| Exercise details |
Extract each line bearing the word "with".

** start Data lines **

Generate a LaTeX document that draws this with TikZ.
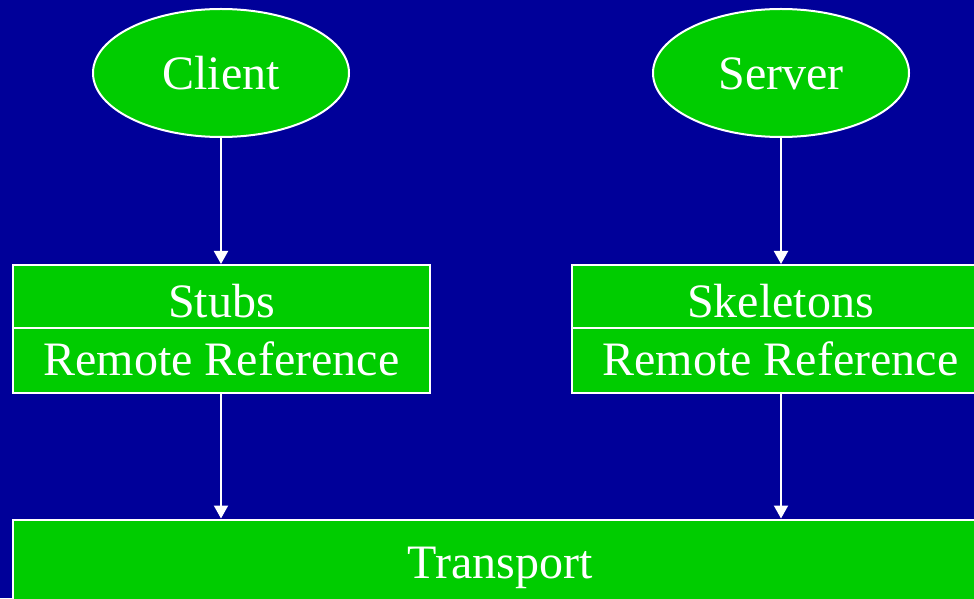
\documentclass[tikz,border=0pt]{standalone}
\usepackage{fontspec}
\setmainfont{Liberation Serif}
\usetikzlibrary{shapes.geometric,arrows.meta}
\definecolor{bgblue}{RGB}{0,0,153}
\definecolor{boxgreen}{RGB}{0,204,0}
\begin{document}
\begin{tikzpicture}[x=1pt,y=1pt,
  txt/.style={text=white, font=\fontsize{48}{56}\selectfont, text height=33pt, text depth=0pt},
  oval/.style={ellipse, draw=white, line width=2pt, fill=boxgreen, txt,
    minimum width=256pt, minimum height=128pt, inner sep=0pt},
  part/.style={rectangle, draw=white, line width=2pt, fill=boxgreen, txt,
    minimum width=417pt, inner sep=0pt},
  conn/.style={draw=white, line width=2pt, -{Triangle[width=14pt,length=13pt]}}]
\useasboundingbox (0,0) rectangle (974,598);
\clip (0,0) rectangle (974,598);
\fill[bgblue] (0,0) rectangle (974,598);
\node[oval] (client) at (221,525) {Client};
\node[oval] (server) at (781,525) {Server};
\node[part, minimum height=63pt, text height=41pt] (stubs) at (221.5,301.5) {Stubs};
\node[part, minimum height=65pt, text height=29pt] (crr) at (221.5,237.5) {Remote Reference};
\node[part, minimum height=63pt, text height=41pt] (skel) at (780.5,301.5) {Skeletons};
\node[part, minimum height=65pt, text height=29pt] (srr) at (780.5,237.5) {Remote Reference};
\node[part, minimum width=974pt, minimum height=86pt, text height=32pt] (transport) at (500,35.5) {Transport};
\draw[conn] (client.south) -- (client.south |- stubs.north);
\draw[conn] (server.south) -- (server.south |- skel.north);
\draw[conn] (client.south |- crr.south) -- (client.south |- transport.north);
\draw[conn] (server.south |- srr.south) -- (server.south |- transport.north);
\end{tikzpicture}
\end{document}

** end Data lines **
** start Data lines **

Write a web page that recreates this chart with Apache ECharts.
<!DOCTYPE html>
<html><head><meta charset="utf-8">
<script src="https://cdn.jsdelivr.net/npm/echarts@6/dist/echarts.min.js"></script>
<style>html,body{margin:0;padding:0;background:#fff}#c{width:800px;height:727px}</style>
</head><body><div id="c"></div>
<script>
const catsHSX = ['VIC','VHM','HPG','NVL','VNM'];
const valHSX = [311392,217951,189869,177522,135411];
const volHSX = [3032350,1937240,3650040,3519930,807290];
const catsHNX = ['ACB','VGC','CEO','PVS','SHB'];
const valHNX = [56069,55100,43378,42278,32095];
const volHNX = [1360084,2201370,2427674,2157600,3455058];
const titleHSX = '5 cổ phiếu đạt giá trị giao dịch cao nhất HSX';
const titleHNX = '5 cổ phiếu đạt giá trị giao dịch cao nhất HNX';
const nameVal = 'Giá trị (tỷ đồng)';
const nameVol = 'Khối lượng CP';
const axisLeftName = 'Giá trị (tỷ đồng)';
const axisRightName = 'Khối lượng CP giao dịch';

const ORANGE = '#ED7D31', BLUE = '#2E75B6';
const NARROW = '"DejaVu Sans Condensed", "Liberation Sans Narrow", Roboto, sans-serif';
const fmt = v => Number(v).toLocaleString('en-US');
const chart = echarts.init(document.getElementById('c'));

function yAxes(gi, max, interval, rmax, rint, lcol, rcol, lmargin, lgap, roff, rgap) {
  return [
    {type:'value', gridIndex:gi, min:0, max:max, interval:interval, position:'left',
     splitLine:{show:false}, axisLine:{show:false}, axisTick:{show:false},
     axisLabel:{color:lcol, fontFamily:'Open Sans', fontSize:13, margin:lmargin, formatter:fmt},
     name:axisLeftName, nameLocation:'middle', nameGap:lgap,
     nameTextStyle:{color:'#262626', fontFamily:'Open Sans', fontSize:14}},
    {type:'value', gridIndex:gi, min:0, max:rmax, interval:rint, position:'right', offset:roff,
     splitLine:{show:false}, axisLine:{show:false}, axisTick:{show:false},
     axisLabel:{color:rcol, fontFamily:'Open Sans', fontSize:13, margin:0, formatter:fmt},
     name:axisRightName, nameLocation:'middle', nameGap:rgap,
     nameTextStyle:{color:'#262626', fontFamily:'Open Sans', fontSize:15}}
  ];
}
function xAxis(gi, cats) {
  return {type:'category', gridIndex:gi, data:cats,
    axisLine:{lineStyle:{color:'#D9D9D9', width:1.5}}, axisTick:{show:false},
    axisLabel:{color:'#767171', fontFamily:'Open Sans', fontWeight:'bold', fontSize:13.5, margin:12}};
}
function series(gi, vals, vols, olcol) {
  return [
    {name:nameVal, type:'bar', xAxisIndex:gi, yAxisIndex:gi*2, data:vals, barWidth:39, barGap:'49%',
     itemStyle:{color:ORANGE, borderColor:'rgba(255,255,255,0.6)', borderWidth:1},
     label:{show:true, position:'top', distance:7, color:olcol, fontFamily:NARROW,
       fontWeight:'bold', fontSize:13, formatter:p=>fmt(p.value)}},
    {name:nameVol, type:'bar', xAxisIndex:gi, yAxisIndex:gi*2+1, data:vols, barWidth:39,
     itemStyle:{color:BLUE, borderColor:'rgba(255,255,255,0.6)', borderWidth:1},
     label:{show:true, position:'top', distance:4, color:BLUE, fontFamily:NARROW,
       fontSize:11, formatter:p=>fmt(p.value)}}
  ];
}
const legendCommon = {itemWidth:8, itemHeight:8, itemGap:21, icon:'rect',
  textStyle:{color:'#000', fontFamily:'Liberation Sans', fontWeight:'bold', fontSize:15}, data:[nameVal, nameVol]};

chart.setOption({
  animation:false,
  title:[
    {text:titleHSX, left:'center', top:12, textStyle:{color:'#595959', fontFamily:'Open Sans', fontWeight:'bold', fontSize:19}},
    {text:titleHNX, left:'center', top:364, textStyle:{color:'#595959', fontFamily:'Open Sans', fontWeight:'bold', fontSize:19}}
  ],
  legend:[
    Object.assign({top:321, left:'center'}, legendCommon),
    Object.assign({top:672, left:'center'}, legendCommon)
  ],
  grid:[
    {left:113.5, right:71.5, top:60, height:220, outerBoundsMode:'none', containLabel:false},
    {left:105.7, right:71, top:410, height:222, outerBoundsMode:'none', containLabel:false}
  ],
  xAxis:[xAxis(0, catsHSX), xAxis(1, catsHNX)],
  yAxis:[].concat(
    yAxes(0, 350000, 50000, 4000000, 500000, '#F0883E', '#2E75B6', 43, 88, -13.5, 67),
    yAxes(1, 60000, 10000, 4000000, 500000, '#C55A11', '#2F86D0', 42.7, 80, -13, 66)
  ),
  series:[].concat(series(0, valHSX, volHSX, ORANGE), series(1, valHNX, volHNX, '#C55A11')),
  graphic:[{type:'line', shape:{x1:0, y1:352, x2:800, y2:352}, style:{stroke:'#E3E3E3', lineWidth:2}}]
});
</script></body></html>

** end Data lines **

| Exercise result |
Generate a LaTeX document that draws this with TikZ.
Write a web page that recreates this chart with Apache ECharts.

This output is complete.